- Ludovic Mohamed Zahed est né en Algérie en 1977, pays qu’il quitte avec sa famille en 1995 pour s’installer à Marseille.
- Après des études à Paris à l’ENS et l’EHESS, il initie en 2010 l’association des homosexuels musulmans de France, puis ouvre en 2012 la première mosquée inclusive d’Europe.
- En 2019, il crée à Marseille l’institut Calem, avec pour objet, notamment, la formation d’imams à un islam inclusif et progressiste.
Passé le dédale de ruelles du cœur du quartier de la Belle de Mai, au cœur du 3e arrondissement de Marseille, Ludovic Mohamed Zahed – Ludovic étant son prénom adopté lors de sa naturalisation française - pousse la porte d’une discrète maisonnette de ville. L’adresse n’est pas publique, « c’est plus prudent », dit-il sans inquiétude particulière, lui qui dit vivre dans une « sainte ignorance » réciproque avec les salafistes. Imam ouvertement homosexuel, il a créé ici un institut de recherche, de publication et de formation pour imams dédié à un islam inclusif et progressiste. A bientôt 44 ans, celui qui se bat contre un islam « patriarcal, antisémite et homophobe », a largement passé l’âge des doutes de l’adolescence.
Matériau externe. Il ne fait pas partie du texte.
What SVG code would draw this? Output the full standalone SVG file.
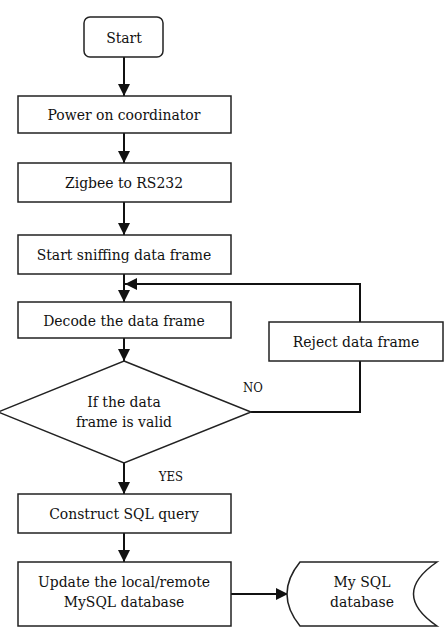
<svg xmlns="http://www.w3.org/2000/svg" width="447" height="635" viewBox="0 0 447 635">
<style>
.box{fill:#fff;stroke:#222;stroke-width:1.5}
.t{font-family:'DejaVu Serif Condensed','DejaVu Serif',serif;font-stretch:condensed;font-size:15.5px;fill:#111;text-anchor:middle}
.lbl{font-family:'DejaVu Serif Condensed','DejaVu Serif',serif;font-stretch:condensed;font-size:13px;fill:#111;text-anchor:middle}
.c{fill:none;stroke:#111;stroke-width:2}
</style>
<defs>
<marker id="ah" markerUnits="userSpaceOnUse" markerWidth="12" markerHeight="12" refX="12" refY="6" orient="auto">
<path d="M0,0 L12,6 L0,12 z" fill="#111"/>
</marker>
</defs>
<rect width="447" height="635" fill="#fff"/>
<g id="connectors">
<line class="c" x1="124" y1="57" x2="124" y2="96" marker-end="url(#ah)"/>
<line class="c" x1="124" y1="133" x2="124" y2="163" marker-end="url(#ah)"/>
<line class="c" x1="124" y1="202" x2="124" y2="235" marker-end="url(#ah)"/>
<line class="c" x1="124" y1="274" x2="124" y2="302" marker-end="url(#ah)"/>
<polyline class="c" points="251,412 360,412 360,361"/>
<polyline class="c" points="360,322 360,284 125,284" marker-end="url(#ah)"/>
<line class="c" x1="124" y1="338" x2="124" y2="361" marker-end="url(#ah)"/>
<line class="c" x1="124" y1="463" x2="124" y2="494" marker-end="url(#ah)"/>
<line class="c" x1="124" y1="533" x2="124" y2="562" marker-end="url(#ah)"/>
<line class="c" x1="231" y1="594" x2="288" y2="594" marker-end="url(#ah)"/>
<text class="lbl" x="253" y="392">NO</text>
<text class="lbl" x="171" y="481">YES</text>
</g>
<g id="start">
<rect class="box" x="84" y="17" width="79" height="40" rx="6"/>
<text class="t" x="124" y="42.5">Start</text>
</g>
<g id="power">
<rect class="box" x="18" y="96" width="213" height="37"/>
<text class="t" x="124" y="120">Power on coordinator</text>
</g>
<g id="zigbee">
<rect class="box" x="18" y="163" width="213" height="39"/>
<text class="t" x="124" y="188">Zigbee to RS232</text>
</g>
<g id="sniff">
<rect class="box" x="18" y="235" width="213" height="39"/>
<text class="t" x="124" y="260">Start sniffing data frame</text>
</g>
<g id="decode">
<rect class="box" x="18" y="302" width="213" height="36"/>
<text class="t" x="124" y="325.5">Decode the data frame</text>
</g>
<g id="reject">
<rect class="box" x="269" y="322" width="174" height="39"/>
<text class="t" x="356" y="347">Reject data frame</text>
</g>
<g id="valid">
<polygon class="box" points="124,361 251,412 124,463 -2,412"/>
<text class="t" x="124" y="407">If the data</text>
<text class="t" x="124" y="427">frame is valid</text>
</g>
<g id="construct">
<rect class="box" x="18" y="494" width="213" height="39"/>
<text class="t" x="124" y="519">Construct SQL query</text>
</g>
<g id="update">
<rect class="box" x="18" y="562" width="213" height="64"/>
<text class="t" x="124" y="587">Update the local/remote</text>
<text class="t" x="124" y="607">MySQL database</text>
</g>
<g id="mysql">
<path class="box" d="M300,562 L437,562 Q390,594 437,626 L300,626 Q274,594 300,562 Z"/>
<text class="t" x="362" y="587">My SQL</text>
<text class="t" x="362" y="607">database</text>
</g>
</svg>
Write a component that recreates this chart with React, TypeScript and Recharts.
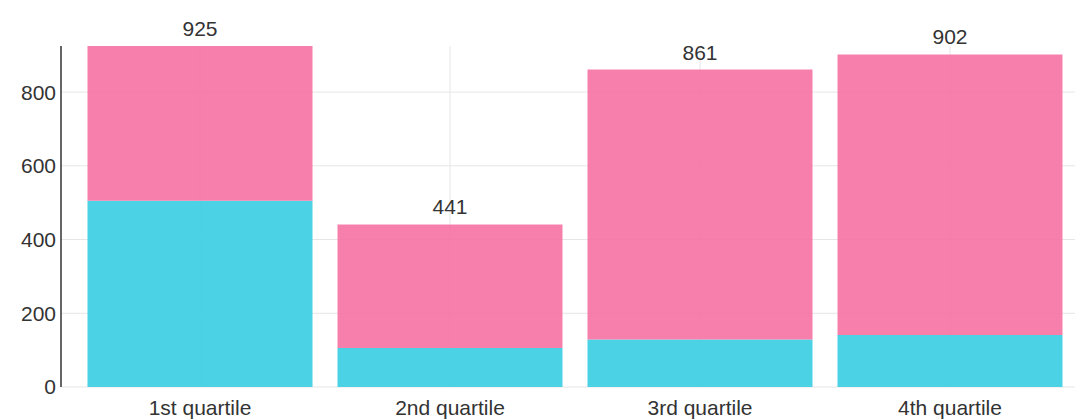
import React from 'react';
import { BarChart, Bar, XAxis, YAxis, CartesianGrid, LabelList } from 'recharts';

const categories = ['1st quartile', '2nd quartile', '3rd quartile', '4th quartile'];
const cyanValues = [505, 106, 129, 141];
const pinkValues = [420, 335, 732, 761];
const totals = [925, 441, 861, 902];
const yTicks = [0, 200, 400, 600, 800];

const data = categories.map((name, i) => ({
  name,
  cyan: cyanValues[i],
  pink: pinkValues[i],
  total: totals[i],
}));

const FONT = '"Liberation Sans", Arial, sans-serif';

export default function App() {
  return (
    <div style={{ position: 'absolute', left: 0, top: 0, background: '#fff' }}>
      <BarChart
        width={1080}
        height={420}
        data={data}
        margin={{ top: 46, right: 5, bottom: 0, left: 0 }}
        barCategoryGap="5%"
      >
        <CartesianGrid stroke="#e6e6e6" horizontalValues={yTicks} verticalValues={categories} />
        <XAxis
          dataKey="name"
          padding={{ left: 14, right: 0 }}
          axisLine={false}
          tickLine={false}
          tickSize={4}
          tickMargin={9}
          height={33}
          tick={{ fill: '#333', fontSize: 21, fontFamily: FONT }}
          interval={0}
        />
        <YAxis
          width={61}
          domain={[0, 925]}
          ticks={yTicks}
          axisLine={{ stroke: '#333', strokeWidth: 1.5 }}
          tickLine={false}
          tickSize={2}
          tickMargin={3}
          tick={{ fill: '#333', fontSize: 21, fontFamily: FONT }}
        />
        <Bar dataKey="cyan" stackId="a" fill="#3dcfe2" fillOpacity={0.93} isAnimationActive={false} />
        <Bar dataKey="pink" stackId="a" fill="#f671a3" fillOpacity={0.9} isAnimationActive={false}>
          <LabelList
            dataKey="total"
            position="top"
            offset={10}
            style={{ fill: '#333', fontSize: 21, fontFamily: FONT }}
          />
        </Bar>
      </BarChart>
    </div>
  );
}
De haute formation universitaire, notamment passé par l’ENS et l’EHESS de Paris, titulaire de deux doctorats, d’anthropologie et de psychologie, Ludovic Mohamed Zahed situe son champ d’action à la croisée des disciplines. Mêlant théologie, anthropologie, philosophie et socio-économie, sa pensée, si elle s’attaque à l’islam, dépasse ce simple cadre. « L’islam est un produit de la culture et ne descend pas du ciel, contrairement à ce que certains pensent », avance-t-il. « Essayer de comprendre les gens qui ont écrit les textes il y a quatorze siècles est plus intéressant que les répéter », poursuit-il, enjoignant ainsi à un retour sur les textes saints, à l’image de ce que la Réforme a pu accomplir dans le christianisme.
Préparer la relève
Ce travail d’interprétation, il lui semble urgent de « ne pas le laisser dans les mains des mêmes barbus, hommes cisgenres et hétéronormatifs ». En 2019, il publie Homosexualité et Transidentité en Islam, une étude coranique du genre et de la sexualité, où il entend démontrer que les interprétations condamnant les homosexuels et les personnes trans, sont héritées de textes aux origines douteuses, interprétés pour servir des intérêts souvent politiques.
Cet engagement intellectuel, associatif et religieux lui est venu voilà une dizaine d’années maintenant. « Je crois que le déclic a été un débat télévisé de 2009 entre Tariq Ramadan et Caroline Fourest », se remémore-t-il en caressant sa courte barbe poivre et sel des deux mains. « Ils parlaient de sexualité et d’islam, sans que le premier ne connaisse quoi que ce soit à la sexualité et la seconde à l’islam. Je me suis dit : "ce n’est plus possible" ». Une poignée de semaine plus tard, il se retrouve avec cinq amis, homosexuels et musulmans, dans le sous-sol d’un café du quartier du Marais, à Paris. Ils fondent alors l’association des homosexuels musulmans de France, puis ouvrent en 2012, à Paris, la première mosquée inclusive d’Europe.
Peu après Ludovic Mohammed Zahed est contacté par d’autres imams engagés dans la même voie d’ouverture, essentiellement à l’étranger en Amérique du Nord et en Afrique du Sud, pour se structurer et échanger. « En France, nous sommes un peu la seule association institutionnalisée et structurée », regrette-t-il. Avec la dizaine de personnes et d’imams qui suivent actuellement sa formation, Ludovic Mohammed Zahed espère « préparer la relève », pour un islam du XXIe siècle, ouvert et inclusif.